他就知道祁雁会赌,毕竟这是他恢复的唯一方法,在原著里,他也做出了同样的选择。
甚至是他主动利用的原主。
不过原主到底和他不是一条心,给他治疗时没出全力,导致他伤势没好彻底。
“去床上坐着。”苗霜道。
祁雁皱了皱眉,但没说什么,乖乖把自己挪上了床。
苗霜撩开他右手袖管,打开竹管塞子,将里面的东西倒在对方手腕上。
祁雁疑惑地看着那些红色粉末,以为是什么药粉,想要询问,却见那些粉末正在慢慢改变位置。
明明没人触碰,也没有风。
等他定睛细看,才发现那哪里是什么药粉,分明是密密麻麻不计其数的细小蛊虫!
祁雁只感觉浑身汗毛都竖了起来,鸡皮疙瘩一层层往外冒,下意识想要挣扎,却被苗霜死死按住,冷声命令:“别动。”
红色蛊虫很快钻进了皮肤,带来难以言说的刺痒,但紧接着这种刺痒就被剧烈的疼痛压过,那感觉像是有一万只虫子在噬咬他的手筋——或许事实也的确如此。
祁雁疼得面色煞白,苗霜松开他的瞬间,他立刻用力掐住了自己的手腕,五指在剧痛中不可抑制地抽搐痉挛,他咬紧牙关,才没让自己叫出声来。
钻心的疼痛让他眼前一阵阵发黑,不知道过了多久,疼痛终于慢慢缓解,他额头满是冷汗,有种近乎虚脱的晕眩。

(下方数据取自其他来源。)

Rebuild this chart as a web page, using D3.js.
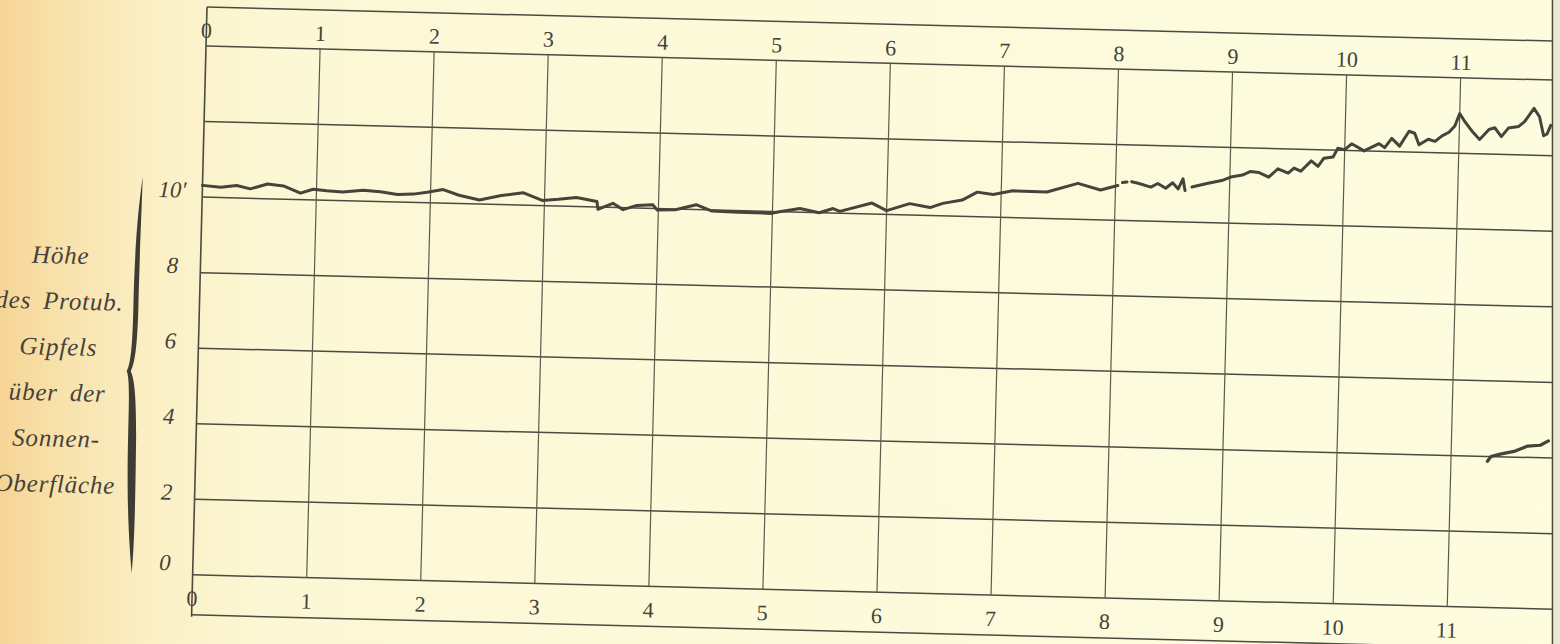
<!DOCTYPE html>
<html>
<head>
<meta charset="utf-8">
<script src="https://cdn.jsdelivr.net/npm/d3@7"></script>
<style>
  html, body { margin: 0; padding: 0; background: #fcfbdc; }
  svg { display: block; }
  text { font-family: "Liberation Serif", "Times New Roman", serif; fill: #45423a; }
</style>
</head>
<body>
<svg id="chart"></svg>
<script>
// hour marks along top and bottom band
const hourTicks = [0, 1, 2, 3, 4, 5, 6, 7, 8, 9, 10, 11];
const hourLabels = ["0", "1", "2", "3", "4", "5", "6", "7", "8", "9", "10", "11"];

// height scale (minutes of arc)
const heightTicks = [0, 2, 4, 6, 8, 10];
const heightLabels = ["0", "2", "4", "6", "8", "10′"];
const gridHeights = [0, 2, 4, 6, 8, 10, 12, 14];

const captionLines = ["Höhe", "des Protub.", "Gipfels", "über der", "Sonnen-", "Oberfläche"];

// main trace (null = break in the pen line)
const mainHours = [
    0.00, 0.16, 0.30, 0.42, 0.57, 0.71, 0.86, 0.97, 1.09, 1.23, 1.41, 1.56, 1.71, 1.85, 1.97,
    2.11, 2.25, 2.43, 2.62, 2.81, 2.98, 3.12, 3.28, 3.46, 3.47, 3.60, 3.69, 3.81, 3.95, 3.99,
    4.15, 4.33, 4.47, 4.70, 4.99, 5.06, 5.24, 5.41, 5.53, 5.59, 5.87, 6.00, 6.20, 6.38, 6.49,
    6.66, 6.79, 6.93, 7.10, 7.40, 7.67, 7.87, 8.02, null, 8.06, 8.10, null, 8.14, 8.19, 8.31,
    8.37, 8.44, 8.50, 8.55, 8.59, 8.61, null, 8.67, 8.80, 8.94, 9.02, 9.11, 9.18, 9.25, 9.34,
    9.42, 9.51, 9.56, 9.62, 9.71, 9.77, 9.82, 9.90, 9.94, 10.00, 10.06, 10.17, 10.30, 10.35,
    10.41, 10.48, 10.56, 10.61, 10.65, 10.73, 10.79, 10.85, 10.91, 10.96, 11.00, 11.04, 11.11,
    11.18, 11.26, 11.31, 11.37, 11.43, 11.52, 11.57, 11.65, 11.70, 11.74, 11.77, 11.80
];
const mainHeights = [
    10.31, 10.27, 10.33, 10.25, 10.39, 10.35, 10.17, 10.28, 10.25, 10.23, 10.29, 10.26, 10.20, 10.22, 10.28,
    10.36, 10.22, 10.11, 10.24, 10.33, 10.14, 10.18, 10.24, 10.15, 9.94, 10.11, 9.95, 10.07, 10.10, 9.96,
    9.98, 10.13, 9.97, 9.96, 9.95, 10.00, 10.10, 10.00, 10.12, 10.05, 10.29, 10.10, 10.30, 10.21, 10.33,
    10.43, 10.65, 10.60, 10.71, 10.70, 10.95, 10.79, 10.92, null, 11.00, 11.02, null, 11.03, 11.00, 10.90,
    11.00, 10.88, 11.03, 10.87, 11.14, 10.83, null, 10.93, 11.03, 11.13, 11.23, 11.28, 11.38, 11.36, 11.24,
    11.47, 11.36, 11.50, 11.42, 11.70, 11.56, 11.78, 11.82, 12.05, 12.02, 12.18, 12.00, 12.20, 12.10,
    12.35, 12.15, 12.55, 12.50, 12.20, 12.35, 12.30, 12.45, 12.55, 12.72, 13.05, 12.87, 12.60,
    12.38, 12.65, 12.70, 12.47, 12.70, 12.75, 12.88, 13.24, 13.02, 12.52, 12.57, 12.80
];

// second, lower trace at the right end
const lowerHours = [11.32, 11.35, 11.43, 11.55, 11.67, 11.78, 11.85];
const lowerHeights = [3.87, 4.00, 4.07, 4.15, 4.30, 4.33, 4.45];

const W = 1560, H = 644;
const rightEdge = 1552.5;
const svg = d3.select("#chart").attr("width", W).attr("height", H);

// paper tone, darker towards the binding on the left
const defs = svg.append("defs");
const grad = defs.append("linearGradient")
    .attr("id", "paper").attr("x1", 0).attr("x2", 1).attr("y1", 0).attr("y2", 0);
[[0, "#f6d596"], [0.04, "#f8e2ac"], [0.1, "#fbf0c6"], [0.18, "#fcf8d6"], [1, "#fdfcdf"]]
    .forEach(([o, c]) => grad.append("stop").attr("offset", o).attr("stop-color", c));
defs.append("clipPath").attr("id", "page")
    .append("rect").attr("x", 0).attr("y", 0).attr("width", rightEdge).attr("height", H);

svg.append("rect").attr("width", W).attr("height", H).attr("fill", "url(#paper)");
svg.append("rect").attr("x", rightEdge + 1.5).attr("width", W - rightEdge).attr("height", H).attr("fill", "#ebe9d0");

// the printed page is scanned slightly askew
const page = svg.append("g").attr("clip-path", "url(#page)");
const chart = page.append("g").attr("transform", "translate(207,7) rotate(1.45)");

const x = d3.scaleLinear().domain([0, 11.85]).range([0, 1352]);
const y = d3.scaleLinear().domain([0, 14]).range([568, 39]);
const bandBottom = 608;
const ink = "#4d4a3f";

// horizontal rules
chart.append("line").attr("x1", x(0)).attr("x2", x(12)).attr("y1", 0).attr("y2", 0)
    .attr("stroke", ink).attr("stroke-width", 1.5);
chart.append("line").attr("x1", x(0)).attr("x2", x(12)).attr("y1", bandBottom).attr("y2", bandBottom)
    .attr("stroke", ink).attr("stroke-width", 1.5);
chart.selectAll(".hgrid")
    .data(gridHeights)
    .enter().append("line")
    .attr("class", "hgrid")
    .attr("x1", x(0)).attr("x2", x(12))
    .attr("y1", d => y(d)).attr("y2", d => y(d))
    .attr("stroke", ink).attr("stroke-width", 1.5);

// vertical rules
chart.selectAll(".vgrid")
    .data(hourTicks.filter(d => d > 0))
    .enter().append("line")
    .attr("class", "vgrid")
    .attr("x1", d => x(d)).attr("x2", d => x(d))
    .attr("y1", y(14)).attr("y2", y(0))
    .attr("stroke", "#5d5a4c").attr("stroke-width", 1.2);
chart.append("line").attr("x1", x(0)).attr("x2", x(0)).attr("y1", 0).attr("y2", bandBottom + 2)
    .attr("stroke", ink).attr("stroke-width", 1.6);

// hour numbers
chart.selectAll(".topnum")
    .data(hourTicks)
    .enter().append("text")
    .attr("class", "topnum")
    .attr("x", d => x(d)).attr("y", 31)
    .attr("text-anchor", "middle")
    .attr("font-size", 22)
    .text((d, i) => hourLabels[i]);
chart.selectAll(".botnum")
    .data(hourTicks)
    .enter().append("text")
    .attr("class", "botnum")
    .attr("x", d => x(d)).attr("y", 599)
    .attr("text-anchor", "middle")
    .attr("font-size", 22)
    .text((d, i) => hourLabels[i]);

// height numbers
chart.selectAll(".hnum")
    .data(heightTicks)
    .enter().append("text")
    .attr("class", "hnum")
    .attr("x", d => d == 10 ? -30 : -28)
    .attr("y", d => y(d) + (d == 0 ? -4 : 1))
    .attr("text-anchor", "middle")
    .attr("font-size", 23)
    .attr("font-style", "italic")
    .text((d, i) => heightLabels[i]);

// brace
chart.append("path")
    .attr("d", "M-60,171 C-63,200 -66,230 -66,300 C-66,340 -67,358 -71,366 C-68,374 -68,392 -68,430 " +
               "C-68,500 -64,540 -61,568 C-59,540 -59,500 -60,430 C-61,392 -63,374 -67,366 " +
               "C-63,358 -61,340 -61,300 C-61,230 -60,200 -60,171 Z")
    .attr("fill", "#3f3c33");

// caption
chart.selectAll(".caption")
    .data(captionLines)
    .enter().append("text")
    .attr("class", "caption")
    .attr("x", -140)
    .attr("y", (d, i) => 260 + i * 45.8)
    .attr("text-anchor", "middle")
    .attr("font-size", 25)
    .attr("font-style", "italic")
    .attr("letter-spacing", 0.8)
    .attr("word-spacing", 5)
    .text(d => d);

// traces
const line = d3.line()
    .defined(d => d[0] != null && d[1] != null)
    .x(d => x(d[0]))
    .y(d => y(d[1]));

chart.append("path")
    .datum(mainHours.map((h, i) => [h, mainHeights[i]]))
    .attr("fill", "none")
    .attr("stroke", "#46443a")
    .attr("stroke-width", 3)
    .attr("stroke-linejoin", "round")
    .attr("stroke-linecap", "round")
    .attr("d", line);

chart.append("path")
    .datum(lowerHours.map((h, i) => [h, lowerHeights[i]]))
    .attr("fill", "none")
    .attr("stroke", "#46443a")
    .attr("stroke-width", 3.2)
    .attr("stroke-linejoin", "round")
    .attr("stroke-linecap", "round")
    .attr("d", line);

// right edge of the printed frame (runs straight on the scan)
svg.append("line")
    .attr("x1", rightEdge).attr("x2", rightEdge).attr("y1", 0).attr("y2", H)
    .attr("stroke", ink).attr("stroke-width", 1.6);
</script>
</body>
</html>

“这下信我没骗你了?”苗霜好整以暇地靠在旁边,欣赏着他疼到说不出话的表情,“刚才给你喝的药里有镇痛的成分,只是治一只手你就疼成这样,我看你这腿也别治了,省得活活疼死。”
祁雁微微喘着气,咬牙道:“我能忍得住。”
苗霜轻哼了声:“嘴比唧硬。”
祁雁:“……”
苗霜将之前熬好的另外一锅药放在桌上,已经滤去了药渣,因为一直盖着盖子,药汤尚有余温。
这锅药的味道似乎比前面那锅更难闻,祁雁已经开始反胃,正在他思考这治伤的代价是否有些太大了时,苗霜将一卷纱布按进了锅里。
……原来不是用来喝的。
祁雁松了口气。
等到纱布被药液充分浸润,苗霜将它捞出,攥去多余的水分,仔仔细细缠在祁雁手上,从虎口一直绕到小臂。
这玩意委实难闻,原本缠在祁雁胳膊上睡觉的蛇都被熏跑了,换到另一只手缠。
绑好绷带,苗霜又拿出一只手炉,从火盆里捡了两块木炭扔进去,盖好盖子递给祁雁:“拿着。”
“……我没那么冷。”
“低温会影响蛊虫的活性,如果它们被冻得不干活,导致你恢复得不好,可别怪我没提醒你。”
祁雁只得接过。
巴掌大的手炉熨着掌心,引得手筋一抽一抽地疼,却又不像之前那样难忍,反而有点舒服。
苗霜冲他一挑下巴:“把裤子脱了。”
祁雁震惊抬头:“现在还是白天!”
“……你想什么呢?”苗霜也愣住了,没好气道,“我给你看看腿上的伤,都磕流血了,自己没感觉?”